Koç’un MESS’in en etkili grubu olduğunu belirten metal işçileri, “TÜPRAŞ işçisinin talepleri bizim de talebimiz” diyor.
Koç Holding’in TÜPRAŞ’ta 3 yıllık sözleşme dayatması, mazeret izinlerinin azaltılması ve vardiya değişikliği dayatmaları metal işçilerinin de gündeminde. Sözleşme döneminde MESS’i muhatap alan Bursa BOSCH işçileri, “TÜPRAŞ demek Koç, Koç demek MESS demek. Saldırının bir fabrikayla sınırlı kalmayacağını bilmemiz gerek, sırayla diğer iş kollarında da bunları yapmak isteyecekler. Bu dayatmalara karşı direnen TÜPRAŞ işçilerinin talepleri bizim de talebimiz” dedi.
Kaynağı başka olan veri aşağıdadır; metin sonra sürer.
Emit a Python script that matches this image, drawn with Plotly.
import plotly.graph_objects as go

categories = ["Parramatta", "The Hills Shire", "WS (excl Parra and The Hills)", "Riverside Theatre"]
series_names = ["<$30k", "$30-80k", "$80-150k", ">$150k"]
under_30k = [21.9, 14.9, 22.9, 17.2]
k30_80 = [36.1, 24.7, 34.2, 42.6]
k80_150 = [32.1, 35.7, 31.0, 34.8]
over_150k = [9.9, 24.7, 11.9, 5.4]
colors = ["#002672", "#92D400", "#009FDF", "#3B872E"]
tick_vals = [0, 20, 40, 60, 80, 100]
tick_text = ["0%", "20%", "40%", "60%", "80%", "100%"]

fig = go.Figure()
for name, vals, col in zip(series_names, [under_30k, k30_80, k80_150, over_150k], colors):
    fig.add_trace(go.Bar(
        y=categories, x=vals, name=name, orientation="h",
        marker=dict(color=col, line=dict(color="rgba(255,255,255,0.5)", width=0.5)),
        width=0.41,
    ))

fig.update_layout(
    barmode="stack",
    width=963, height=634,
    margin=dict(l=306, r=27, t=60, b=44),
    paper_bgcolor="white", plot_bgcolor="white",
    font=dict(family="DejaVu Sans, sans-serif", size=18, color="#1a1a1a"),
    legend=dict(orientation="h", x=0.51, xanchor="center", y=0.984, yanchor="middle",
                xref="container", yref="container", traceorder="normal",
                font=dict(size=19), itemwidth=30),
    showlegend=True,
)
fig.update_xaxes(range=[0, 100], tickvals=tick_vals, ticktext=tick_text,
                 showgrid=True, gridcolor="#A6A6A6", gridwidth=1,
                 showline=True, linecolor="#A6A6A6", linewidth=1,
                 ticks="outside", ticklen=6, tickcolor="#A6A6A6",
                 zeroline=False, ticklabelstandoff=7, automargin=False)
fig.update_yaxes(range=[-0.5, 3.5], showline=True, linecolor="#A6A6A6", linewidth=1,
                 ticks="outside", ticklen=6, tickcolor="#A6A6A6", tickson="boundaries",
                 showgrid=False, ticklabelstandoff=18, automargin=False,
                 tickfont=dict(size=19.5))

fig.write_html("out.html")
MESS’in metal fırtınadan kalan bir acısının olduğunu söyleyen bir BOSCH işçisi, “Daha o hesap kapanmadı bana göre. Geçen sözleşmede de istediklerini yapamadılar. Bugün TÜPRAŞ’ta yaşananlar MESS grup sözleşmelerinde de nelerin yaşanacağını az çok gösteriyor. Farklı iş kollarındayız ama şu bir gerçek, TÜPRAŞ demek Koç demek, Koç demek MESS demek. MESS’in en etkili grubu Koç. O yüzden orada hayata geçirdikleri her şeyi bizim sözleşmede de hayata geçirmek için uğraşacak. Onların uğraştığı gibi biz de mücadele edeceğiz” dedi.
Tüpraş’taki saldırı Tüpraş’la sınırlı kalmayacak
Fabrikada çalışan birçok işçinin sağlık sebeplerinden dolayı fizik tedavi gördüğünü, rapor aldığını ifade eden başka bir BOSCH işçisi ise “Bu durum patronları rahatsız ediyor ve buna bir çözüm bulmak istiyorlar. TÜPRAŞ’ta mazeret izinlerinin azaltılması yönündeki girişim boşa değil bence. Aynısı bizim sözleşmede de gündeme gelecek. Dayattıkları o üç madde kesin bizim sözleşmede de en çok tartışılacak konu olacak. Bu dayatmalara karşı direnen TÜPRAŞ işçilerinin talepleri bizlerin de talepleri. Saldırının bir fabrikayla sınırlı kalmayacağını bilmemiz gerek, sırayla diğer iş kollarında da bunları yapmak isteyecekler” diye konuştu.
Geçim derdi her geçen ay büyüyor
Geçim sıkıntısının her geçen ay daha da arttığını ifade eden bir işçi de “Bugün A101’e 100 lirayla giriyorum yemin ediyorum hiçbir şey almadan çıkıyorum ama o 100 liradan elde bir şey kalmıyor. Biz o açıkladıkları enflasyon paketinde yer alanları yiyip içmiyoruz. Bizim yiyip içtiklerimiz peynir, zeytin, soğan, patates. Onlara gelen zamlar da ortada. Bugün AKP’ye oy vermiş işçilerden şunu daha fazla duyuyorum. ‘Ben sözleşmeden iyi bir zam bekliyorum. Benim hakkımı ne yapıyorsa yapsın sendika alsın. Ben markete, pazara gittiğimde kimse bana demiyor sen AKP’lisin sana şu kadar indirim diye.’ bunu dillendiriyorlar artık” diye konuştu.
Neyin birliğini bozuyoruz?
Fabrikada Türk Metal’in seçilmiş temsilcilerinin görevden alınarak, yerine başkalarının atandığını ifade eden bir işçi de “Neden bu yapıldı kimse bilmiyor. Bir şey de söylemiyorlar. Delegeler toplantı talep ediyoruz, birliğimizi bozmayalım cevabı veriliyor. Neyin birliğini bozmayalım anlamış değilim. Bugün muhtar seçiyorsun, belediye başkanı seçiyorsun, başbakan seçiyorsun ama kendi fabrikanda kendi temsilcini seçemiyorsun” dedi.